A quantum entanglement router is a hypothetical or research-stage networking device that would establish, manage, and route entangled quantum states between nodes in a quantum network to support distributed quantum communication and computation.

Expanded Explanation

1. Technical Function and Core Characteristics

A quantum entanglement router would operate within a quantum network to distribute and manage entangled qubits among multiple endpoints. It would coordinate entanglement generation, storage, swapping, and purification across network links to maintain usable entangled states. Research uses related phrases such as quantum repeater and quantum router for devices that perform entanglement distribution functions, but current work does not define a standardized, production-ready “quantum entanglement router” architecture.

Technical discussions of quantum routing focus on protocols that decide how to allocate entanglement resources, schedule entanglement swapping operations, and handle decoherence and loss over fiber or free-space channels. Implementations rely on quantum memories, entangled photon sources, and classical control channels that coordinate quantum operations but do not carry quantum information.

2. Enterprise Usage and Architectural Context

Enterprise usage of a quantum entanglement router does not exist in production networks, because quantum networking infrastructure remains under research and early experimentation. Current testbeds and pilot networks use quantum repeaters, trusted nodes, and entanglement distribution setups without a standardized device category named quantum entanglement router.

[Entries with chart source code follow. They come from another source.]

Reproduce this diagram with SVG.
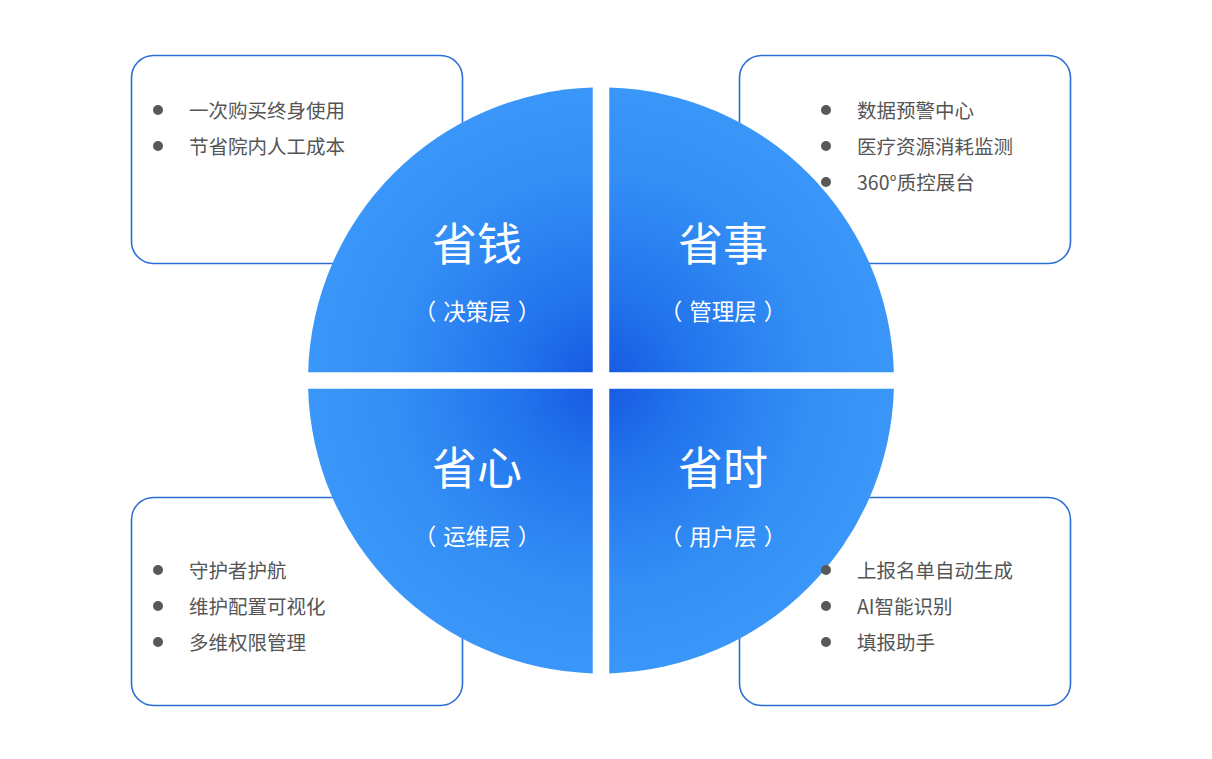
<svg xmlns="http://www.w3.org/2000/svg" width="1212" height="759" viewBox="0 0 1212 759">
  <defs>
    <radialGradient id="g" gradientUnits="userSpaceOnUse" cx="601" cy="380.5" r="293">
      <stop offset="0" stop-color="#1658e2"/>
      <stop offset="0.3" stop-color="#2274ec"/>
      <stop offset="0.7" stop-color="#338ef5"/>
      <stop offset="1" stop-color="#3a97f9"/>
    </radialGradient>
    <style>
      .box { fill: #ffffff; stroke: #2a6fd6; stroke-width: 1.6; }
      .quad { fill: url(#g); }
      .item { font-family: "Microsoft YaHei", "Noto Sans CJK SC", "Noto Sans", sans-serif; font-size: 19.5px; fill: #555555; }
      .dot { fill: #595959; }
      .title { font-family: "Microsoft YaHei", "Noto Sans CJK SC", sans-serif; font-size: 45px; fill: #ffffff; text-anchor: middle; }
      .sub { font-family: "Microsoft YaHei", "Noto Sans CJK SC", sans-serif; font-size: 22.5px; fill: #ffffff; text-anchor: middle; }
    </style>
  </defs>
  <rect width="1212" height="759" fill="#ffffff"/>

  <g id="box-frames">
    <rect id="box-tl" class="box" x="131.5" y="55.5" width="331" height="208" rx="22"/>
    <rect id="box-tr" class="box" x="739.5" y="55.5" width="331" height="208" rx="22"/>
    <rect id="box-bl" class="box" x="131.5" y="497.5" width="331" height="208" rx="22"/>
    <rect id="box-br" class="box" x="739.5" y="497.5" width="331" height="208" rx="22"/>
  </g>

  <g id="quad-tl">
    <path class="quad" d="M592.75,372.25 L592.75,87.62 A293,293 0 0 0 308.12,372.25 Z"/>
    <text class="title" x="477" y="261">省钱</text>
    <text class="sub" x="477" y="319.5">（<tspan dx="7">决策层</tspan><tspan dx="7">）</tspan></text>
  </g>
  <g id="quad-tr">
    <path class="quad" d="M609.25,372.25 L893.88,372.25 A293,293 0 0 0 609.25,87.62 Z"/>
    <text class="title" x="723" y="261">省事</text>
    <text class="sub" x="723" y="319.5">（<tspan dx="7">管理层</tspan><tspan dx="7">）</tspan></text>
  </g>
  <g id="quad-bl">
    <path class="quad" d="M592.75,388.75 L308.12,388.75 A293,293 0 0 0 592.75,673.38 Z"/>
    <text class="title" x="477" y="485">省心</text>
    <text class="sub" x="477" y="544.5">（<tspan dx="7">运维层</tspan><tspan dx="7">）</tspan></text>
  </g>
  <g id="quad-br">
    <path class="quad" d="M609.25,388.75 L609.25,673.38 A293,293 0 0 0 893.88,388.75 Z"/>
    <text class="title" x="723" y="485">省时</text>
    <text class="sub" x="723" y="544.5">（<tspan dx="7">用户层</tspan><tspan dx="7">）</tspan></text>
  </g>

  <g id="list-tl">
    <circle class="dot" cx="158" cy="110" r="5"/>
    <text class="item" x="189" y="117.5">一次购买终身使用</text>
    <circle class="dot" cx="158" cy="146" r="5"/>
    <text class="item" x="189" y="153.5">节省院内人工成本</text>
  </g>
  <g id="list-tr">
    <circle class="dot" cx="826" cy="110" r="5"/>
    <text class="item" x="857" y="117.5">数据预警中心</text>
    <circle class="dot" cx="826" cy="146" r="5"/>
    <text class="item" x="857" y="153.5">医疗资源消耗监测</text>
    <circle class="dot" cx="826" cy="182" r="5"/>
    <text class="item" x="857" y="189.5">360°质控展台</text>
  </g>
  <g id="list-bl">
    <circle class="dot" cx="158" cy="570" r="5"/>
    <text class="item" x="189" y="577.5">守护者护航</text>
    <circle class="dot" cx="158" cy="606" r="5"/>
    <text class="item" x="189" y="613.5">维护配置可视化</text>
    <circle class="dot" cx="158" cy="642" r="5"/>
    <text class="item" x="189" y="649.5">多维权限管理</text>
  </g>
  <g id="list-br">
    <circle class="dot" cx="826" cy="570" r="5"/>
    <text class="item" x="857" y="577.5">上报名单自动生成</text>
    <circle class="dot" cx="826" cy="606" r="5"/>
    <text class="item" x="857" y="613.5">AI智能识别</text>
    <circle class="dot" cx="826" cy="642" r="5"/>
    <text class="item" x="857" y="649.5">填报助手</text>
  </g>
</svg>
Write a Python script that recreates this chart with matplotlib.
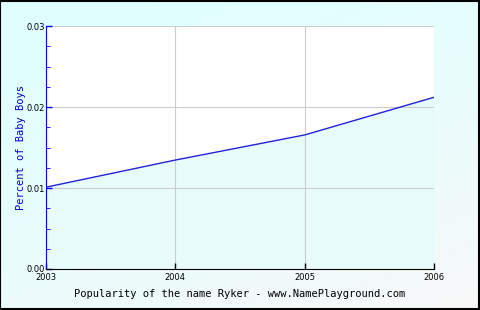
import numpy as np
import matplotlib
matplotlib.use("Agg")
import matplotlib.pyplot as plt
from matplotlib.patches import Rectangle

years = [2003, 2004, 2005, 2006]
percent = [0.0101, 0.01345, 0.01655, 0.0212]
y_ticks = [0.0, 0.01, 0.02, 0.03]
y_ticklabels = ["0.00", "0.01", "0.02", "0.03"]
y_minor = [0.0025, 0.005, 0.0075, 0.0125, 0.015, 0.0175, 0.0225, 0.025, 0.0275]
title = "Popularity of the name Ryker - www.NamePlayground.com"

fig = plt.figure(figsize=(4.8, 3.1), dpi=100)

# gradient background, cyan top-left fading to grey-white bottom-right
bg = fig.add_axes([0, 0, 1, 1], zorder=-10)
gx, gy = np.meshgrid(np.linspace(0, 1, 200), np.linspace(0, 1, 200))
t = np.clip((gx * 0.6 + gy) / 1.6, 0, 1) ** 1.5
c0 = np.array([0.878, 1.0, 1.0])
c1 = np.array([0.975, 0.975, 0.975])
img = c0[None, None, :] * (1 - t[..., None]) + c1[None, None, :] * t[..., None]
bg.imshow(img, aspect="auto", extent=[0, 1, 0, 1], origin="upper")
bg.axis("off")
fig.patches.append(Rectangle((0.001, 0.002), 0.997, 0.995, transform=fig.transFigure,
                             fill=False, edgecolor="black", linewidth=1.5))

ax = fig.add_axes([46 / 480, 41 / 310, 388 / 480, 243 / 310])
ax.set_facecolor("white")
ax.plot(years, percent, color="#2222dd", linewidth=1)
ax.fill_between(years, percent, 0, color="#e8fcfc", zorder=0)

ax.set_xlim(2003, 2006)
ax.set_ylim(0, 0.03)
ax.set_xticks(years)
ax.set_xticklabels([str(y) for y in years])
ax.set_yticks(y_ticks)
ax.set_yticklabels(y_ticklabels)
ax.set_yticks(y_minor, minor=True)
ax.grid(True, color="#cccccc", linewidth=0.8)
for ln in ax.get_xgridlines() + ax.get_ygridlines():
    ln.set_zorder(0.5)

ax.tick_params(axis="both", labelsize=6, length=4, width=1, pad=1, colors="black")
ax.tick_params(axis="y", which="both", direction="in", color="blue")
ax.tick_params(axis="y", which="minor", length=3)
ax.tick_params(axis="x", direction="in", color="black", pad=3)

ax.spines["left"].set_color("blue")
ax.spines["bottom"].set_color("black")
ax.spines["top"].set_visible(False)
ax.spines["right"].set_visible(False)

ax.set_ylabel("Percent of Baby Boys", color="#0000cc", fontsize=7.5,
              family="DejaVu Sans Mono", labelpad=0)
ax.set_xlabel(title, fontsize=7.5, family="DejaVu Sans Mono", labelpad=5)

fig.savefig("out.png", dpi=100)
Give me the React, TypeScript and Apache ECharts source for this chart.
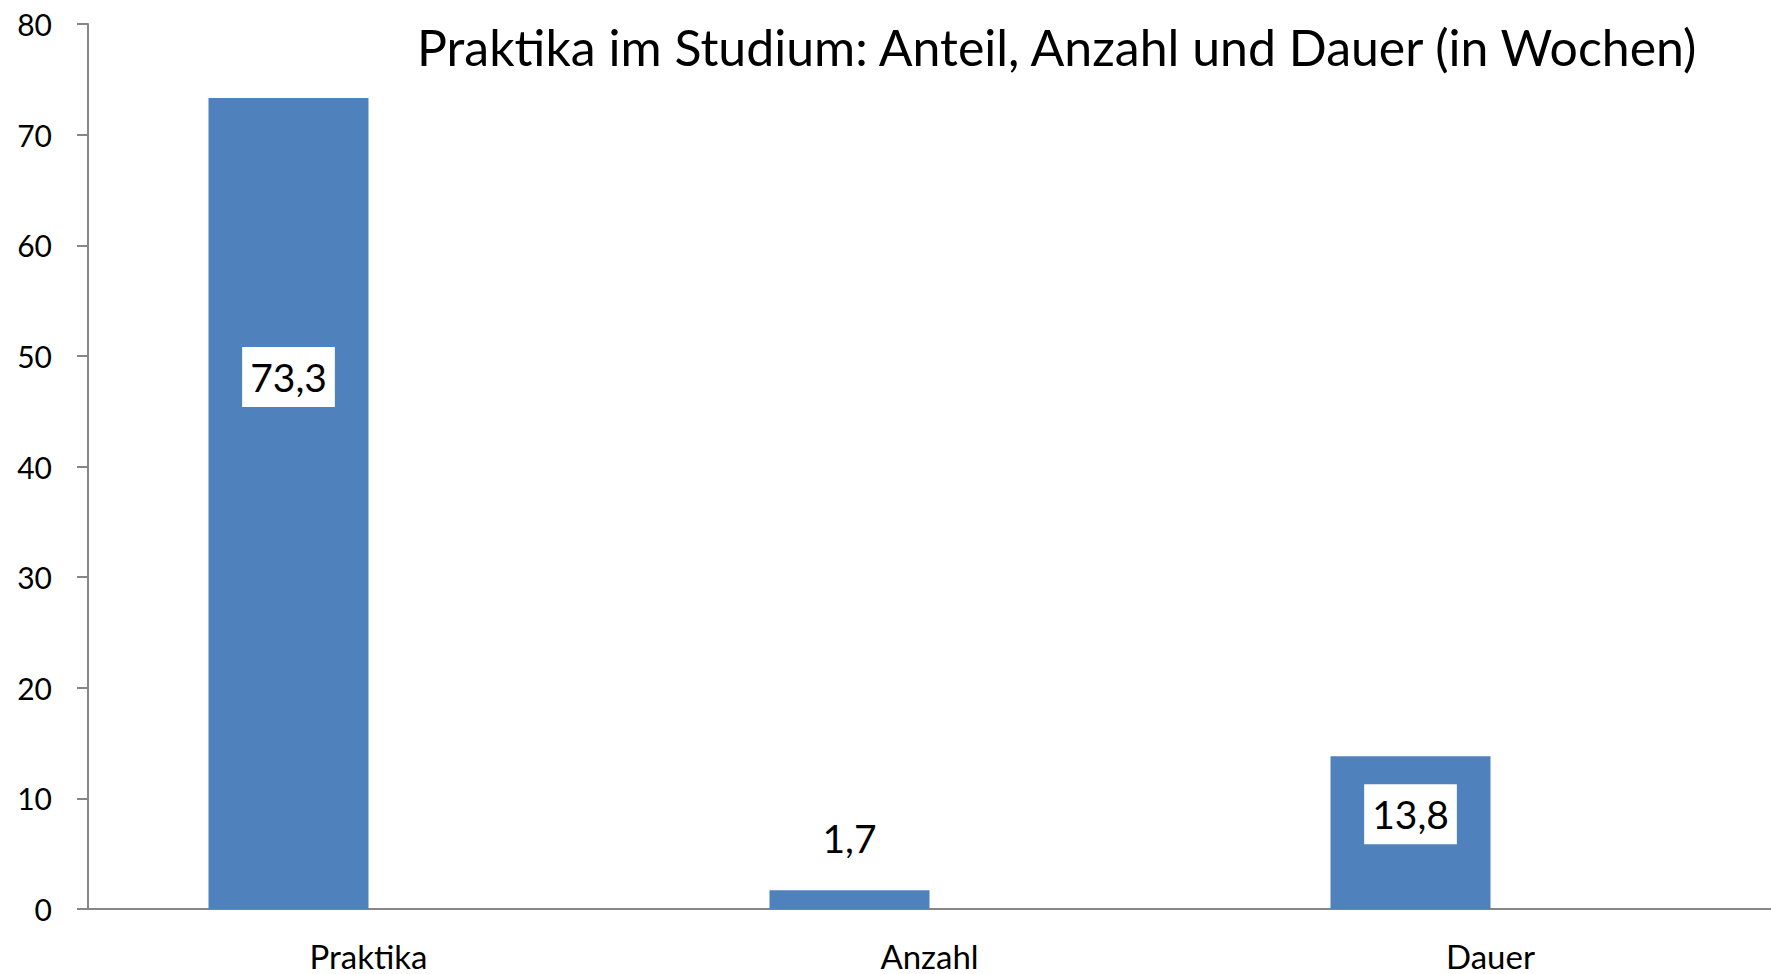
import React, { useEffect, useRef } from "react";
import * as echarts from "echarts";

const titleText = "Praktika im Studium: Anteil, Anzahl und Dauer (in Wochen)";
const categories = ["Praktika", "Anzahl", "Dauer"];
const values = [73.3, 1.7, 13.8];
const labelTexts = ["73,3", "1,7", "13,8"];
const yTicks = [0, 10, 20, 30, 40, 50, 60, 70, 80];

const FONT = "Lato, 'Open Sans', sans-serif";

export default function App() {
  const ref = useRef<HTMLDivElement>(null);
  useEffect(() => {
    if (!ref.current) return;
    const chart = echarts.init(ref.current, null, { renderer: "svg" });
    const labelCfg = [
      { position: ["50%", "34.4%"], boxed: true },
      { position: ["50%", -52], boxed: false },
      { position: ["50%", "38%"], boxed: true },
    ];
    const data = values.map((v, i) => ({
      value: v,
      label: {
        show: true,
        position: labelCfg[i].position,
        align: "center",
        verticalAlign: "middle",
        formatter: labelTexts[i],
        fontFamily: FONT,
        fontSize: 39,
        color: "#000",
        lineHeight: 44,
        backgroundColor: labelCfg[i].boxed ? "#fff" : "transparent",
        padding: [8, 8],
      },
    }));
    chart.setOption({
      animation: false,
      backgroundColor: "#fff",
      title: {
        text: titleText,
        left: 412,
        top: 12,
        textStyle: {
          fontFamily: FONT,
          fontSize: 50,
          fontWeight: "normal",
          color: "#000",
          lineHeight: 60,
        },
      },
      grid: { left: 88, right: 0, top: 24, bottom: 65, containLabel: false },
      xAxis: {
        type: "category",
        data: categories,
        axisLine: { lineStyle: { color: "#868686", width: 2 } },
        axisTick: { show: false },
        axisLabel: {
          fontFamily: FONT,
          fontSize: 33,
          color: "#000",
          margin: 30,
        },
      },
      yAxis: {
        type: "value",
        min: yTicks[0],
        max: yTicks[yTicks.length - 1],
        interval: 10,
        splitLine: { show: false },
        axisLine: { show: true, lineStyle: { color: "#868686", width: 2 } },
        axisTick: { show: true, length: 11, lineStyle: { color: "#868686", width: 2 } },
        axisLabel: {
          fontFamily: FONT,
          fontSize: 30,
          color: "#000",
          margin: 36,
        },
      },
      series: [
        {
          type: "bar",
          data,
          barWidth: 160,
          barGap: "0%",
          itemStyle: { color: "#4F81BD" },
        },
        {
          type: "bar",
          data: categories.map(() => null),
          barWidth: 160,
          barGap: "0%",
        },
      ],
    });
    return () => chart.dispose();
  }, []);
  return (
    <div
      ref={ref}
      style={{ position: "fixed", left: 0, top: 0, width: 1771, height: 974 }}
    />
  );
}
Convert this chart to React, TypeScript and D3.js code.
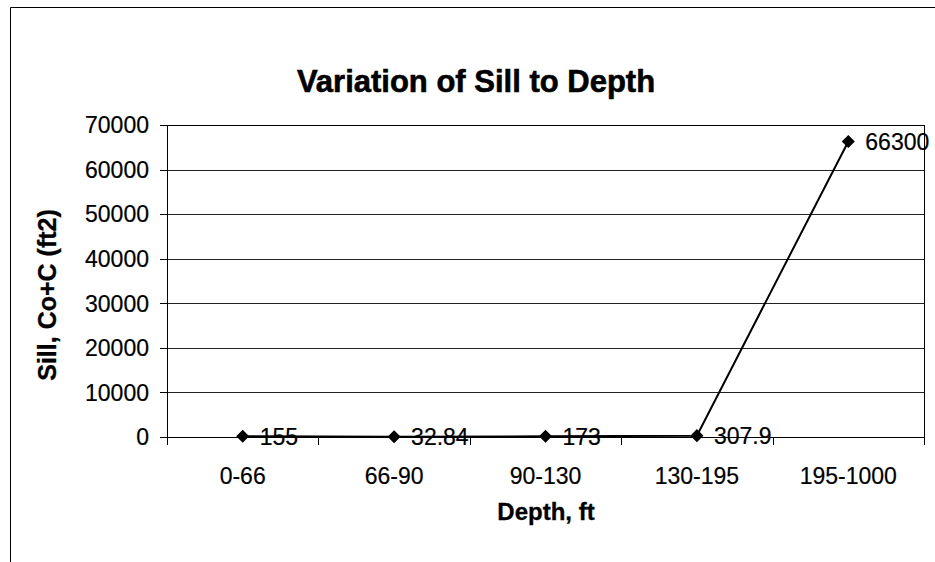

Architecturally, research on quantum internet and wide-area Quantum Key Distribution (QKD) describes network nodes that route entanglement similarly to how classical routers route packets. These nodes would integrate with classical control planes, timing and synchronization services, and security policies that govern which applications and endpoints can request entanglement.

3. Related or Adjacent Technologies

The closest related technologies include quantum repeaters, quantum routers as defined in academic literature, entanglement swapping nodes, and devices deployed in QKD networks. These components support entanglement distribution but follow varied architectures and protocol stacks.

Adjacent technologies also include quantum Internet Protocol (IP) research, quantum memory devices, entangled photon sources, and classical Software Defined Networking (SDN) controllers adapted for quantum networks. Standards groups and research consortia study interoperability for quantum networking but do not publish an enterprise standard for a quantum entanglement router device type.

4. Business and Operational Significance

In business and operational discussions, the term quantum entanglement router appears mainly in forward-looking or conceptual research on the quantum internet. Enterprises do not procure or operate commercial products under this label at the time of current public research.

For planning purposes, technology leaders track research on quantum networking nodes that route entanglement, because such devices would support use cases such as QKD, secure communication, and distributed quantum processing. However, procurement, security baselines, and reference architectures currently focus on experimental quantum networking components rather than a defined quantum entanglement router category.